Verne, Julio (1872). La vuelta al mundo en 80 días
El libro es divertido, fresco, con una narrativa sencilla, algo que los más entendidos conocen como tecno-optimista, en otras palabras, el autor propuso resolver los problemas del mundo con invenciones tecnológicas y cálculos matemáticos, tan simples como contar los días y tan complejos como proyectar la velocidad de una embarcación que dependía de los vientos (recordemos que la historia se escribió en 1872).

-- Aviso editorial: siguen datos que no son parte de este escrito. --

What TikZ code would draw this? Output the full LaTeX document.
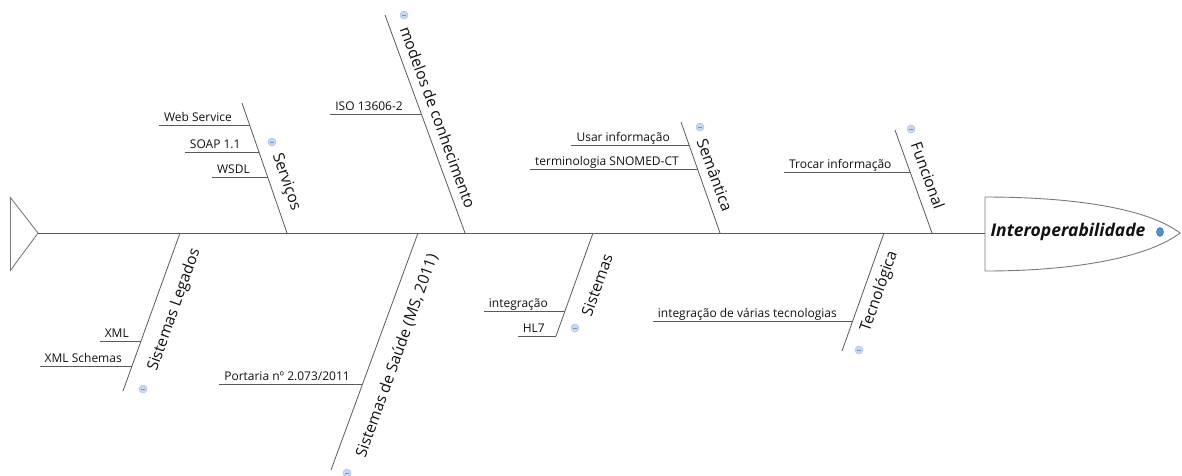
\documentclass[tikz,border=0pt]{standalone}
\usepackage{fontspec}
\setmainfont{Open Sans}
\usetikzlibrary{shapes.geometric}
\definecolor{linegray}{HTML}{5A5A5A}
\definecolor{outlinegray}{HTML}{7A7A7A}
\definecolor{txt}{HTML}{111111}
\definecolor{foldfill}{HTML}{C9D8F2}
\definecolor{foldedge}{HTML}{A9BFE6}
\definecolor{foldmark}{HTML}{6F93D3}
\definecolor{dotfill}{HTML}{4F8FD6}
\definecolor{dotedge}{HTML}{2F63A8}
\begin{document}
\begin{tikzpicture}[x=1pt,y=-1pt,
  bone/.style={draw=linegray, line width=0.8pt},
  spine/.style={draw=linegray, line width=1pt},
  outline/.style={draw=outlinegray, line width=0.9pt},
  leaf/.style={font=\fontsize{12}{14}\selectfont, text=txt, inner xsep=5pt, inner ysep=0pt, anchor=base east},
  cat/.style={font=\fontsize{15.5}{18}\selectfont, text=txt, inner sep=0pt},
  fold/.style={circle, draw=foldedge, fill=foldfill, minimum size=8pt, inner sep=0pt, line width=0.5pt,
    path picture={\draw[foldmark, line width=0.7pt]
      ([xshift=-2pt]path picture bounding box.center) -- ([xshift=2pt]path picture bounding box.center);}}
]
\useasboundingbox (0,0) rectangle (1182,475);

% tail
\coordinate (tt) at (10,197);
\coordinate (tb) at (10,271);
\coordinate (tv) at (38,233);
\draw[outline] (tt) -- (tb);
\draw[outline] (tt) -- (tv) -- (tb);

% head
\coordinate (hl) at (985,233);
\draw[outline] (985,197) .. controls (1080,197) and (1150,210) .. (1180,233)
  .. controls (1150,256) and (1080,271) .. (985,271) -- cycle;
\node[font=\fontsize{17.5}{20}\selectfont\bfseries\itshape, text=txt, inner sep=0pt] (head) at (1068,232) {Interoperabilidade};
\node[ellipse, draw=dotedge, fill=dotfill, minimum width=7pt, minimum height=9pt, inner sep=0pt, line width=0.4pt] (hdot) at (1160,232) {};

% spine
\draw[spine] (tv) -- (hl);

% ---- upper bones ----
% Serviços
\coordinate (sv1) at (242,103);
\coordinate (sv2) at (287,233);
\draw[bone] (sv1) -- (sv2);
\node[cat, rotate=-70.9] (svl) at (286,182) {Serviços};
\node[fold] (svf) at (272,142) {};
\coordinate (ws) at (249.6,125);
\node[leaf] (wsl) at (237,121.5) {Web Service};
\draw[bone] (ws) -- (ws -| wsl.west);
\coordinate (sp) at (258.5,152);
\node[leaf] (spl) at (245.7,148.5) {SOAP 1.1};
\draw[bone] (sp) -- (sp -| spl.west);
\coordinate (wd) at (267.6,177);
\node[leaf] (wdl) at (255,173.5) {WSDL};
\draw[bone] (wd) -- (wd -| wdl.west);

% modelos de conhecimento
\coordinate (mc1) at (385,15);
\coordinate (mc2) at (465,233);
\draw[bone] (mc1) -- (mc2);
\node[cat, rotate=-69.9] (mcl) at (438,117.5) {modelos de conhecimento};
\node[fold] (mcf) at (404,15) {};
\coordinate (iso) at (421.3,114);
\node[leaf] (isol) at (408,110.5) {ISO 13606-2};
\draw[bone] (iso) -- (iso -| isol.west);

% Semântica
\coordinate (se1) at (681,122);
\coordinate (se2) at (720,233);
\draw[bone] (se1) -- (se2);
\node[cat, rotate=-69.7] (sel) at (715,175) {Semântica};
\node[fold] (sef) at (700,127) {};
\coordinate (ui) at (688.7,145);
\node[leaf] (uil) at (675,141.5) {Usar informação};
\draw[bone] (ui) -- (ui -| uil.west);
\coordinate (sn) at (697.6,169);
\node[leaf] (snl) at (684,165.5) {terminologia SNOMED-CT};
\draw[bone] (sn) -- (sn -| snl.west);

% Funcional
\coordinate (fu1) at (895,130);
\coordinate (fu2) at (932,233);
\draw[bone] (fu1) -- (fu2);
\node[cat, rotate=-70.2] (ful) at (928,175.5) {Funcional};
\node[fold] (fuf) at (911,129) {};
\coordinate (ti) at (909.9,172);
\node[leaf] (til) at (896.7,168.5) {Trocar informação};
\draw[bone] (ti) -- (ti -| til.west);

% ---- lower bones ----
% Sistemas Legados
\coordinate (lg1) at (180,233);
\coordinate (lg2) at (123,391);
\draw[bone] (lg2) -- (lg1);
\node[cat, rotate=70.3] (lgl) at (174.5,310) {Sistemas Legados};
\node[fold] (lgf) at (143,389) {};
\coordinate (xm) at (141,341);
\node[leaf] (xml) at (134,337.5) {XML};
\draw[bone] (xm) -- (xm -| xml.west);
\coordinate (xs) at (132,366);
\node[leaf] (xsl) at (127,362.5) {XML Schemas};
\draw[bone] (xs) -- (xs -| xsl.west);

% Sistemas de Saúde
\coordinate (ss1) at (418,233);
\coordinate (ss2) at (331,470);
\draw[bone] (ss2) -- (ss1);
\node[cat, rotate=70.3] (ssl) at (397,356) {Sistemas de Saúde (MS, 2011)};
\node[fold] (ssf) at (347,473) {};
\coordinate (po) at (362,384);
\node[leaf] (pol) at (355,380.5) {Portaria nº 2.073/2011};
\draw[bone] (po) -- (po -| pol.west);

% Sistemas
\coordinate (si1) at (593,233);
\coordinate (si2) at (556,336);
\draw[bone] (si2) -- (si1);
\node[cat, rotate=70.2] (sil) at (597,285) {Sistemas};
\node[fold] (sif) at (575,328) {};
\coordinate (ig) at (565,311);
\node[leaf] (igl) at (553,307.5) {integração};
\draw[bone] (ig) -- (ig -| igl.west);
\coordinate (hl7) at (556,336);
\node[leaf] (hl7l) at (550,332.5) {HL7};
\draw[bone] (hl7) -- (hl7 -| hl7l.west);

% Tecnológica
\coordinate (te1) at (884,233);
\coordinate (te2) at (842,351);
\draw[bone] (te2) -- (te1);
\node[cat, rotate=70.7] (tel) at (879.5,291.5) {Tecnológica};
\node[fold] (tef) at (859,350) {};
\coordinate (vt) at (852,321);
\node[leaf] (vtl) at (842,317.5) {integração de várias tecnologias};
\draw[bone] (vt) -- (vt -| vtl.west);
\end{tikzpicture}
\end{document}
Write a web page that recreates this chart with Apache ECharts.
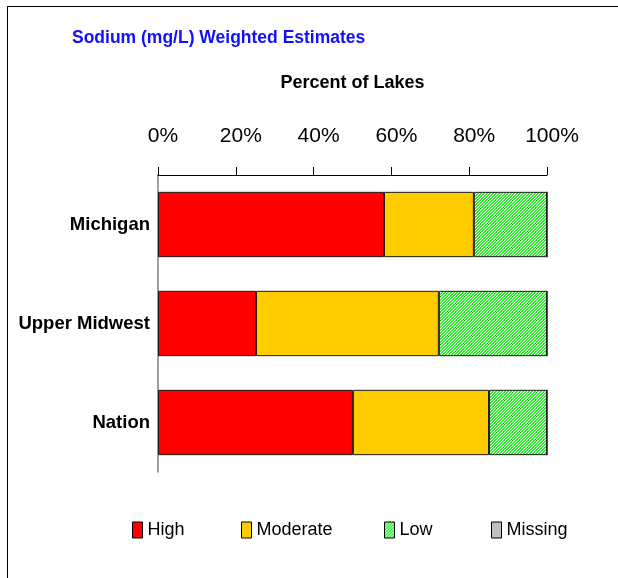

Pero el mar Rojo es muy caprichoso y con frecuencia proceloso, como todos los golfos largos y estrechos. Cuando el viento soplaba de la costa de Asia o la de África, el «Mongolia», de casco fusiforme tomado de través, sufría espantosos vaivenes.
Verne, Julio (1872). La vuelta al mundo en 80 días
Es inevitable sentirse como un pasajero más de los ferrocarriles y barcos, como un acompañante de Picaporte en sus travesuras y como confidente del silencio de míster Fogg. Verne plantea el recorrido entre Inglaterra, Japón y Estados Unidos, como algo tan sencillo si se tratase del año 2021, incluso la comunicación por telégrafo se nos presenta como un medio difundido en todo el mundo. Sin embargo, no fue hasta 1902 que se concluyó el tendido del cable telegráfico a través del Océano Pacífico.
La publicación de este libro fue una declaración del poder imperialista europeo y su consolidación frente a otros dominios. Alentaba el sentido de la confianza, descansando en el poder del dinero y en la cantidad de territorios conquistados. De igual forma, consagró el desarrollo de la energía de vapor, que permitiría realizar viajes con tiempos de partida y llegada predecibles; enfrentando así al hombre contra el tiempo, tal cual David y Goliat.
Verne, sin quererlo, fue el precursor de la cultura turística, mostraba los lugares como escenarios colmados de aventuras e historia. Ya no eran solo lugares de paso, sino estructuras complejas con problemas, leyes e identidad. Tal fue el impacto de esta obra, que en 1889 la estadounidense Nellie Bly emprendió la travesía imaginada por Verne, a quién pasó a visitar durante el trayecto, logrando culminarla en 75 días.

“La vuelta al mundo en 80 días” revalidaba los esfuerzos ejecutados en la realidad de la época, como la construcción del canal de Suez, la vía ferroviaria transcontinental, así como el ramal ferroviario inglés hasta la India. Verne mostró la existencia de esas rutas y las planteó como razonablemente seguras, accesibles y alcanzables. Dar la vuelta al mundo dejaba de ser una metáfora para los hombres y vigorizaba su visión antropocéntrica.
Verne creó una obra para todo público, futurista y adelantada a su época, precursora de la globalización tal cual la conocemos hoy, de hecho, dio a una mujer no europea el protagonismo y la importancia, que jamás sería dada a las mujeres de esa época.
El excéntrico caballero había desplegado en este negocio sus maravillosas cualidades de serenidad y exactitud. Pero ¿qué había ganado con esa excursión? ¿Qué había traído de su viaje? Nada, se dirá. Nada, enhorabuena, a no ser una linda mujer, que, por inverosímil que parezca, le hizo el más feliz de los hombres.
Verne, Julio (1872). La vuelta al mundo en 80 días
A pesar de lo lineal del relato, el final no decepciona, al contrario, demuestra que la contienda final entre el hombre y el tiempo estaba apenas por empezar.
La obra ha sido llevada al cine en dos ocasiones, la primera en 1956 donde el mexicano Cantinflas hace el papel de Picaporte y la segunda del 2004 con la participación de Jackie Chan.